§ **EXERCISE GOAL**: Repeat the full listing below verbatim and keep the images out.

• • • • •

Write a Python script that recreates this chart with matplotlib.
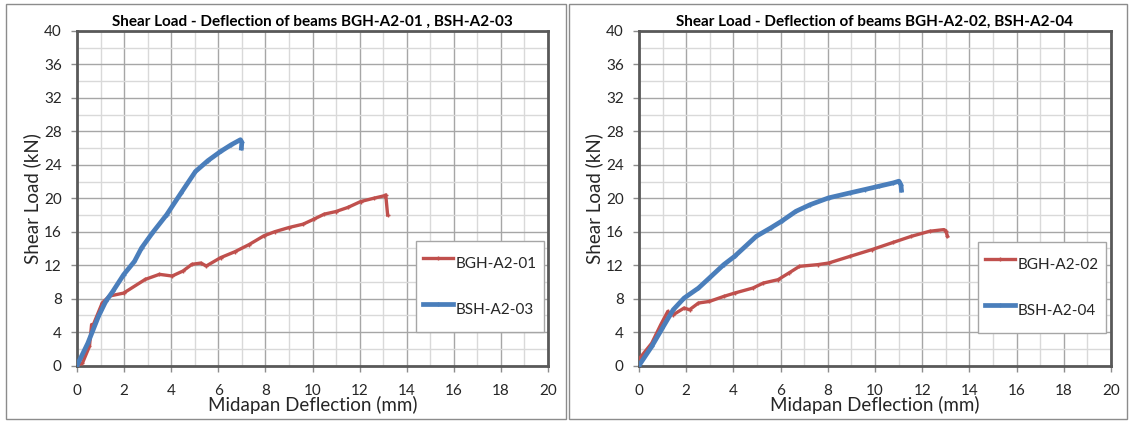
import matplotlib
matplotlib.use("Agg")
import matplotlib.pyplot as plt
from matplotlib.patches import Rectangle
from matplotlib.ticker import MultipleLocator

plt.rcParams['font.family'] = ['Lato', 'DejaVu Sans']

# ---------------- data ----------------
titles = ["Shear Load - Deflection of beams BGH-A2-01 , BSH-A2-03",
          "Shear Load - Deflection of beams BGH-A2-02, BSH-A2-04"]

bgh01_x = [0, 0.23, 0.53, 0.62, 0.69, 0.72, 1.07, 1.37, 1.98, 2.9, 3.5, 4.04, 4.5, 4.88, 5.26, 5.49, 6.1, 6.7, 7.3, 7.93, 8.4, 9.0, 9.6, 10.06, 10.5, 10.98, 11.5, 12.04, 12.6, 13.05, 13.11, 13.19]
bgh01_y = [0, 0.28, 2.3, 4.9, 4.6, 5.07, 7.47, 8.3, 8.66, 10.3, 10.9, 10.7, 11.3, 12.1, 12.25, 11.9, 12.9, 13.6, 14.45, 15.5, 16.0, 16.5, 16.9, 17.5, 18.1, 18.4, 18.9, 19.6, 20.0, 20.3, 20.4, 18.0]

bsh03_x = [0, 0.46, 0.91, 1.22, 1.52, 1.98, 2.44, 2.74, 3.2, 3.81, 4.42, 5.03, 5.56, 6.1, 6.55, 6.94, 7.0, 6.98]
bsh03_y = [0.0, 2.67, 5.87, 7.66, 8.86, 10.86, 12.45, 14.05, 15.85, 18.04, 20.64, 23.2, 24.5, 25.6, 26.4, 27.0, 26.7, 26.0]

bgh02_x = [-0.08, 0.54, 0.92, 1.22, 1.3, 1.45, 1.91, 2.14, 2.52, 2.98, 3.59, 4.05, 4.82, 5.27, 5.89, 6.35, 6.8, 7.57, 8.03, 8.94, 9.86, 10.78, 11.54, 12.31, 12.92, 13.0, 13.07]
bgh02_y = [0.48, 2.67, 4.87, 6.47, 6.07, 6.07, 6.87, 6.67, 7.47, 7.66, 8.26, 8.66, 9.26, 9.86, 10.26, 11.06, 11.86, 12.06, 12.25, 13.05, 13.85, 14.73, 15.45, 16.05, 16.25, 16.1, 15.45]

bsh04_x = [0, 0.54, 0.99, 1.45, 1.91, 2.52, 2.98, 3.59, 4.05, 4.97, 5.58, 6.04, 6.65, 7.26, 8.03, 8.94, 9.56, 10.17, 10.78, 11.01, 11.1, 11.12]
bsh04_y = [0, 2.28, 4.47, 6.67, 8.06, 9.26, 10.46, 12.06, 13.05, 15.45, 16.45, 17.25, 18.44, 19.24, 20.04, 20.64, 21.04, 21.44, 21.84, 22.04, 21.6, 20.96]

red_labels = ["BGH-A2-01", "BGH-A2-02"]
blue_labels = ["BSH-A2-03", "BSH-A2-04"]

x_ticks = list(range(0, 21, 2))
y_ticks = list(range(0, 41, 4))

RED = "#C0504D"
BLUE = "#4A7EBB"

W, H = 1131, 421
fig = plt.figure(figsize=(W / 100, H / 100), dpi=100)

# panel frames (pixel coords -> figure fractions)
for (x0, x1) in [(6, 566), (569, 1127)]:
    fig.patches.append(Rectangle((x0 / W, 1 - 419 / H), (x1 - x0) / W, (419 - 4) / H,
                                 transform=fig.transFigure, fill=False,
                                 edgecolor="#8c8c8c", linewidth=1.0))

axes_px = [(77, 548), (639, 1111)]
series = [((bgh01_x, bgh01_y), (bsh03_x, bsh03_y)), ((bgh02_x, bgh02_y), (bsh04_x, bsh04_y))]
leg_px = [(416, 241), (978, 242)]

for i, ax_px in enumerate(axes_px):
    left = ax_px[0] / W
    width = (ax_px[1] - ax_px[0]) / W
    bottom = 1 - 365.5 / H
    height = (365.5 - 31) / H
    ax = fig.add_axes([left, bottom, width, height])
    (rx, ry), (bx, by) = series[i]
    ax.plot(rx, ry, color=RED, lw=2.4, marker='+', ms=3.5, mew=1.0, label=red_labels[i], zorder=3)
    ax.plot(bx, by, color=BLUE, lw=3.4, marker='+', ms=3.5, mew=1.0, label=blue_labels[i], zorder=4)
    ax.set_xlim(0, 20)
    ax.set_ylim(0, 40)
    ax.set_xticks(x_ticks)
    ax.set_yticks(y_ticks)
    ax.xaxis.set_minor_locator(MultipleLocator(1))
    ax.yaxis.set_minor_locator(MultipleLocator(2))
    ax.grid(which='major', color="#a6a6a6", lw=1.0)
    ax.grid(which='minor', color="#d9d9d9", lw=1.0)
    ax.set_axisbelow(True)
    ax.tick_params(which='major', direction='out', length=4, width=1, color="#8c8c8c",
                   labelsize=11, labelcolor="#262626")
    ax.tick_params(axis='x', which='major', pad=9)
    ax.tick_params(axis='y', which='major', pad=7)
    ax.tick_params(which='minor', length=0)
    for s in ax.spines.values():
        s.set_color("#595959")
        s.set_linewidth(2.0)
    ax.set_xlabel("Midapan Deflection (mm)", fontsize=13.5, color="#262626", labelpad=-1)
    ax.set_ylabel("Shear Load (kN)", fontsize=13.5, color="#262626", labelpad=2)
    ax.set_title(titles[i], fontsize=11, fontweight='bold', pad=4)
    lx, ly = leg_px[i]
    x_ax = (lx - ax_px[0]) / (ax_px[1] - ax_px[0])
    y_ax = (365.5 - ly) / (365.5 - 31)
    leg = ax.legend(loc='upper left', bbox_to_anchor=(x_ax, y_ax), borderaxespad=0,
                    fontsize=11, frameon=True, fancybox=False, framealpha=1,
                    edgecolor="#a6a6a6", labelspacing=0.98, borderpad=0.49,
                    handlelength=1.9, handleheight=2.68, handletextpad=0.2)
    leg.get_frame().set_linewidth(1.0)
    for t in leg.get_texts():
        t.set_color("#262626")

fig.savefig("out.png", dpi=100)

• • • • •

§ **TASK RESULT**:
Write a Python script that recreates this chart with matplotlib.
import matplotlib
matplotlib.use("Agg")
import matplotlib.pyplot as plt
from matplotlib.patches import Rectangle
from matplotlib.ticker import MultipleLocator

plt.rcParams['font.family'] = ['Lato', 'DejaVu Sans']

# ---------------- data ----------------
titles = ["Shear Load - Deflection of beams BGH-A2-01 , BSH-A2-03",
          "Shear Load - Deflection of beams BGH-A2-02, BSH-A2-04"]

bgh01_x = [0, 0.23, 0.53, 0.62, 0.69, 0.72, 1.07, 1.37, 1.98, 2.9, 3.5, 4.04, 4.5, 4.88, 5.26, 5.49, 6.1, 6.7, 7.3, 7.93, 8.4, 9.0, 9.6, 10.06, 10.5, 10.98, 11.5, 12.04, 12.6, 13.05, 13.11, 13.19]
bgh01_y = [0, 0.28, 2.3, 4.9, 4.6, 5.07, 7.47, 8.3, 8.66, 10.3, 10.9, 10.7, 11.3, 12.1, 12.25, 11.9, 12.9, 13.6, 14.45, 15.5, 16.0, 16.5, 16.9, 17.5, 18.1, 18.4, 18.9, 19.6, 20.0, 20.3, 20.4, 18.0]

bsh03_x = [0, 0.46, 0.91, 1.22, 1.52, 1.98, 2.44, 2.74, 3.2, 3.81, 4.42, 5.03, 5.56, 6.1, 6.55, 6.94, 7.0, 6.98]
bsh03_y = [0.0, 2.67, 5.87, 7.66, 8.86, 10.86, 12.45, 14.05, 15.85, 18.04, 20.64, 23.2, 24.5, 25.6, 26.4, 27.0, 26.7, 26.0]

bgh02_x = [-0.08, 0.54, 0.92, 1.22, 1.3, 1.45, 1.91, 2.14, 2.52, 2.98, 3.59, 4.05, 4.82, 5.27, 5.89, 6.35, 6.8, 7.57, 8.03, 8.94, 9.86, 10.78, 11.54, 12.31, 12.92, 13.0, 13.07]
bgh02_y = [0.48, 2.67, 4.87, 6.47, 6.07, 6.07, 6.87, 6.67, 7.47, 7.66, 8.26, 8.66, 9.26, 9.86, 10.26, 11.06, 11.86, 12.06, 12.25, 13.05, 13.85, 14.73, 15.45, 16.05, 16.25, 16.1, 15.45]

bsh04_x = [0, 0.54, 0.99, 1.45, 1.91, 2.52, 2.98, 3.59, 4.05, 4.97, 5.58, 6.04, 6.65, 7.26, 8.03, 8.94, 9.56, 10.17, 10.78, 11.01, 11.1, 11.12]
bsh04_y = [0, 2.28, 4.47, 6.67, 8.06, 9.26, 10.46, 12.06, 13.05, 15.45, 16.45, 17.25, 18.44, 19.24, 20.04, 20.64, 21.04, 21.44, 21.84, 22.04, 21.6, 20.96]

red_labels = ["BGH-A2-01", "BGH-A2-02"]
blue_labels = ["BSH-A2-03", "BSH-A2-04"]

x_ticks = list(range(0, 21, 2))
y_ticks = list(range(0, 41, 4))

RED = "#C0504D"
BLUE = "#4A7EBB"

W, H = 1131, 421
fig = plt.figure(figsize=(W / 100, H / 100), dpi=100)

# panel frames (pixel coords -> figure fractions)
for (x0, x1) in [(6, 566), (569, 1127)]:
    fig.patches.append(Rectangle((x0 / W, 1 - 419 / H), (x1 - x0) / W, (419 - 4) / H,
                                 transform=fig.transFigure, fill=False,
                                 edgecolor="#8c8c8c", linewidth=1.0))

axes_px = [(77, 548), (639, 1111)]
series = [((bgh01_x, bgh01_y), (bsh03_x, bsh03_y)), ((bgh02_x, bgh02_y), (bsh04_x, bsh04_y))]
leg_px = [(416, 241), (978, 242)]

for i, ax_px in enumerate(axes_px):
    left = ax_px[0] / W
    width = (ax_px[1] - ax_px[0]) / W
    bottom = 1 - 365.5 / H
    height = (365.5 - 31) / H
    ax = fig.add_axes([left, bottom, width, height])
    (rx, ry), (bx, by) = series[i]
    ax.plot(rx, ry, color=RED, lw=2.4, marker='+', ms=3.5, mew=1.0, label=red_labels[i], zorder=3)
    ax.plot(bx, by, color=BLUE, lw=3.4, marker='+', ms=3.5, mew=1.0, label=blue_labels[i], zorder=4)
    ax.set_xlim(0, 20)
    ax.set_ylim(0, 40)
    ax.set_xticks(x_ticks)
    ax.set_yticks(y_ticks)
    ax.xaxis.set_minor_locator(MultipleLocator(1))
    ax.yaxis.set_minor_locator(MultipleLocator(2))
    ax.grid(which='major', color="#a6a6a6", lw=1.0)
    ax.grid(which='minor', color="#d9d9d9", lw=1.0)
    ax.set_axisbelow(True)
    ax.tick_params(which='major', direction='out', length=4, width=1, color="#8c8c8c",
                   labelsize=11, labelcolor="#262626")
    ax.tick_params(axis='x', which='major', pad=9)
    ax.tick_params(axis='y', which='major', pad=7)
    ax.tick_params(which='minor', length=0)
    for s in ax.spines.values():
        s.set_color("#595959")
        s.set_linewidth(2.0)
    ax.set_xlabel("Midapan Deflection (mm)", fontsize=13.5, color="#262626", labelpad=-1)
    ax.set_ylabel("Shear Load (kN)", fontsize=13.5, color="#262626", labelpad=2)
    ax.set_title(titles[i], fontsize=11, fontweight='bold', pad=4)
    lx, ly = leg_px[i]
    x_ax = (lx - ax_px[0]) / (ax_px[1] - ax_px[0])
    y_ax = (365.5 - ly) / (365.5 - 31)
    leg = ax.legend(loc='upper left', bbox_to_anchor=(x_ax, y_ax), borderaxespad=0,
                    fontsize=11, frameon=True, fancybox=False, framealpha=1,
                    edgecolor="#a6a6a6", labelspacing=0.98, borderpad=0.49,
                    handlelength=1.9, handleheight=2.68, handletextpad=0.2)
    leg.get_frame().set_linewidth(1.0)
    for t in leg.get_texts():
        t.set_color("#262626")

fig.savefig("out.png", dpi=100)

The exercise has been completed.